VI and vim have been my editors of choice for thirty plus years at this point. I also use set -o vi in bash.
Yes, I've used it as my main editor for years now.
Fuck no. There are better things to invest your brain power in.
No, and no. Sorry.
Yes I love using neovim it feels better having an editor, agent, and cli in separate terminal tabs instead of having one program for all three
I have a vim setup with plenty of plugins that honestly, I don't know if I need anymore.
Nano gang
Sorry my hands are busy
`C - x 2'
C -x C-f ~/.emacs.d/init.el
C-x C-s
I used to use vim pretty exclusively, I've since switched to neovim. There have been a few cases where vim/nvim weren't available but regular vi was and I've used it to edit text files. I imagine there were other editors but I'm so accustom to how vi/vim/neovim does things that I can't imagine using anything else. Sometimes someone will try and convince me to use a new editor and I'll try it but generally end up switching back to nvim. Even vi compatibility mode doesn't really help because I use a bunch of plugins.
Hell no
iyes :wq
Been there, done that: forgetting to press ESC
I pressed it. Just pressed it again. Turns out it doesn't show up on Lemmy. Lol
I tried it but I prefer "Comet" for the tough jobs. /s
I'm at the point where I'm considering moving to vim because I'm sick of the lack of good defaults on Nano and Micro for quick edits, and I'm also tired of IDEs breaking my flow with poor defaults that pop open UI components which must be navigated differently depending on what it is, or just switching back to the mouse every couple seconds.
Just haven't made the jump yet because I want to sit down and go through all the hot keys in one go, including for global stuff like tmux, the DE, etc.
i usually just use nano
Helix for really quick edits, emacs for pretty much anything else. I do use tridactyl in firefox though, does that count? 😁
Yes. I use vim as much as possible. When I don’t use vim, I use its keybindings in Firefox, IntelliJ, VSCode and even in eMacs (spacemacs with evil mode).
I've been using Vim for 20 years.
I only opened it once and I haven't been able to close it yet
Yes, won't quit, can't quit, seriously, help.
Yes
I see the appeal of using something like NeoVim or Helix, but I don't even leverage all of the features regular Vim has, and it is pre installed on all the systems and equipment I use. It's plenty powerful for what I need, and now that I'm getting the keystrokes down it's awesome
vim all day
They will take it from my cold dead hands
Save the Ugandan children
No, I use Neovim. But this I use 100% of the time.
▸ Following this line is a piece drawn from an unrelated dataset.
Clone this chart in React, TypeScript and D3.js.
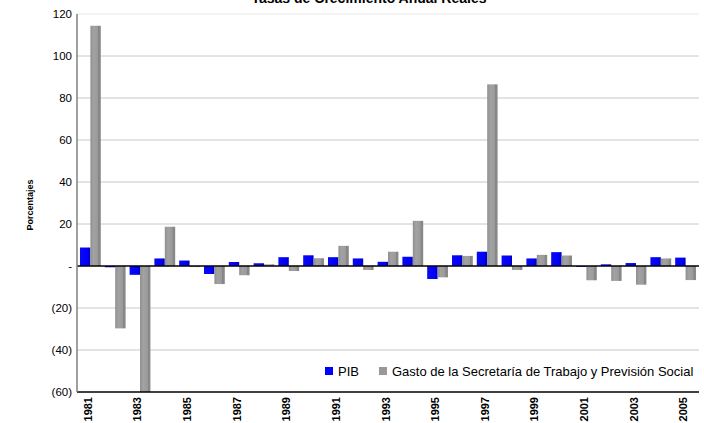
import React from "react";
import * as d3 from "d3";

const years = [
  "1981","1982","1983","1984","1985","1986","1987","1988","1989","1990",
  "1991","1992","1993","1994","1995","1996","1997","1998","1999","2000",
  "2001","2002","2003","2004","2005",
];
const pib = [8.8, -0.6, -4.2, 3.6, 2.6, -3.8, 1.9, 1.3, 4.2, 5.1, 4.2, 3.6, 2.0, 4.4, -6.2, 5.1, 6.8, 5.0, 3.6, 6.6, 0.0, 0.8, 1.4, 4.2, 4.0];
const gasto = [114.4, -29.7, -65, 18.7, -0.5, -8.6, -4.4, 0.8, -2.4, 3.7, 9.6, -1.9, 6.8, 21.5, -5.4, 4.8, 86.5, -1.9, 5.3, 5.0, -6.8, -7.1, -8.9, 3.6, -6.7];
const yTicks = [120, 100, 80, 60, 40, 20, 0, -20, -40, -60];
const seriesNames = ["PIB", "Gasto de la Secretaría de Trabajo y Previsión Social"];
const title = "Tasas de Crecimiento Anual Reales";
const yTitle = "Porcentajes";

const W = 704, H = 423;
const M = { left: 77, right: 699, top: 14, bottom: 392 };

function fmt(v: number) {
  if (v === 0) return "-";
  if (v < 0) return `(${Math.abs(v)})`;
  return String(v);
}

export default function App() {
  const y = d3.scaleLinear().domain([-60, 120]).range([M.bottom, M.top]);
  const x0 = d3.scaleBand<string>().domain(years).range([M.left, M.right]).paddingInner(0.16).paddingOuter(0.12);
  const x1 = d3.scaleBand<string>().domain(["pib", "gasto"]).range([0, x0.bandwidth()]);
  const series = [
    { key: "pib", values: pib, fill: "url(#gBlue)" },
    { key: "gasto", values: gasto, fill: "url(#gGrey)" },
  ];
  const clampV = (v: number) => Math.max(-60, Math.min(120, v));
  return (
    <svg width={W} height={H} style={{ position: "absolute", left: 0, top: 0, fontFamily: "Liberation Sans, Arial, sans-serif" }}>
      <defs>
        <linearGradient id="gBlue" x1="0" x2="1" y1="0" y2="0">
          <stop offset="0" stopColor="#0a0af0" />
          <stop offset="0.75" stopColor="#0000ff" />
          <stop offset="0.8" stopColor="#0000d8" />
          <stop offset="1" stopColor="#0000c8" />
        </linearGradient>
        <linearGradient id="gGrey" x1="0" x2="1" y1="0" y2="0">
          <stop offset="0" stopColor="#8f8f8f" />
          <stop offset="0.3" stopColor="#a2a2a2" />
          <stop offset="0.72" stopColor="#9a9a9a" />
          <stop offset="0.78" stopColor="#858585" />
          <stop offset="1" stopColor="#8c8c8c" />
        </linearGradient>
      </defs>
      <rect width={W} height={H} fill="#fff" />
      <text x={369} y={3} textAnchor="middle" fontSize={14} fontWeight="bold" fill="#000">{title}</text>
      {yTicks.map((t) => (
        <g key={t}>
          {t !== 0 && t !== -60 && (
            <line x1={M.left} x2={M.right} y1={y(t)} y2={y(t)} stroke={t === 120 ? "#e8e8e8" : "#c8c8c8"} strokeWidth={1} />
          )}
          <text x={72} y={y(t) + 4} textAnchor="end" fontSize={11.5} fill="#000">{fmt(t)}</text>
        </g>
      ))}
      <text transform={`translate(33,205) rotate(-90)`} textAnchor="middle" fontSize={9} fontWeight="bold" fill="#000">{yTitle}</text>
      {series.map((s) => (
        <g key={s.key}>
          {years.map((yr, i) => {
            const v = clampV(s.values[i]);
            const bx = (x0(yr) as number) + (x1(s.key) as number);
            const bw = x1.bandwidth();
            const top = y(Math.max(0, v));
            const bot = y(Math.min(0, v));
            return <rect key={yr} x={bx} y={top} width={bw} height={Math.max(0.8, bot - top)} fill={s.fill} />;
          })}
        </g>
      ))}
      <line x1={M.left} x2={M.right} y1={y(0)} y2={y(0)} stroke="#000" strokeWidth={1.3} />
      <line x1={M.left} x2={M.right} y1={y(-60)} y2={y(-60)} stroke="#000" strokeWidth={1.3} />
      <line x1={M.left} x2={M.left} y1={M.top} y2={M.bottom} stroke="#808080" strokeWidth={1.5} />
      {years.map((yr, i) =>
        i % 2 === 0 ? (
          <text key={yr} transform={`translate(${(x0(yr) as number) + x0.bandwidth() / 2 + 1.5},397) rotate(-90)`} textAnchor="end" fontSize={11} fontWeight="bold" fill="#000">{yr}</text>
        ) : null
      )}
      <g>
        <rect x={325} y={367} width={8} height={8} fill="#0000ff" />
        <text x={338} y={376} fontSize={13} fill="#000">{seriesNames[0]}</text>
        <rect x={379} y={367} width={8} height={8} fill="#999" />
        <text x={392} y={376} fontSize={13} fill="#000">{seriesNames[1]}</text>
      </g>
    </svg>
  );
}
Vim is slop-coded now, unfortunately. I use evil Emacs.
There are forks.
evi is not mature enough and doesn't have any package repos. There is another fork that I'm not going to mention, because it's developed by a horrible human being.
Some of us run our own forks. I'm a big fan of software that has stopped changing.
I'm a freelance linux it nerd. I figured I better get used to vim/nvim because every company I visited had different tooling available but their servers ALWAYS had vim.
Now I have a nice .vim setup I can easily copy/paste and work easily and fast. I've become quite adept in the years following that decision.
Plus, as a freelance dude using vim quickly and flying through code bases makes it really seem like I know what I'm doing / hacker type .... I don't. And I'm no hacker..... But the customer is happy soooo :-)
P.s. I'm currently trying out the Zed editor with vim bindings. They are emaculate!
For quick edits in the terminal? Sure.
As my main IDE? No way. I'm too used to GUI IDEs like VSCodium and PyCharm.
I just find it easier to navigate with a mouse. With just keyboard, I find I overshoot the block of code I'm looking for, whereas scroll wheel gives me more control.
} jump forward to next empty line is really quick for navigating, also if you know the identifier then /myVarnnnn is much faster than scrolling and gets you ready to edit. Otherwise 5j;;;; also works of course.
Neovim is my goto editor for terminals. Yes.
:wq
I've been in a situation where I could do nothing but use vi until I installed vim. Then could only use vim or vi. I've also had to use GVimPortable on Windows because of shitty corporate computers don't have bash or vim (or didn't back in the day.)
It's not hard. Just grab a cheat sheet. There is an Android app cheat sheet for Linux commands with Vim. You'll be fine.
Only helix
I use nano for quick edits and vim for longer stuff or things that need better find and replace.
nano
micro > nano
yes, that’s how unit prefixes work
No, but I'm interested in using something more advanced than nano but I have no real need to.
Yes in SSH terminal,
Yes in vscode,
Yes because I use TUIs that use all the same bindings and they're great one you get the vocab.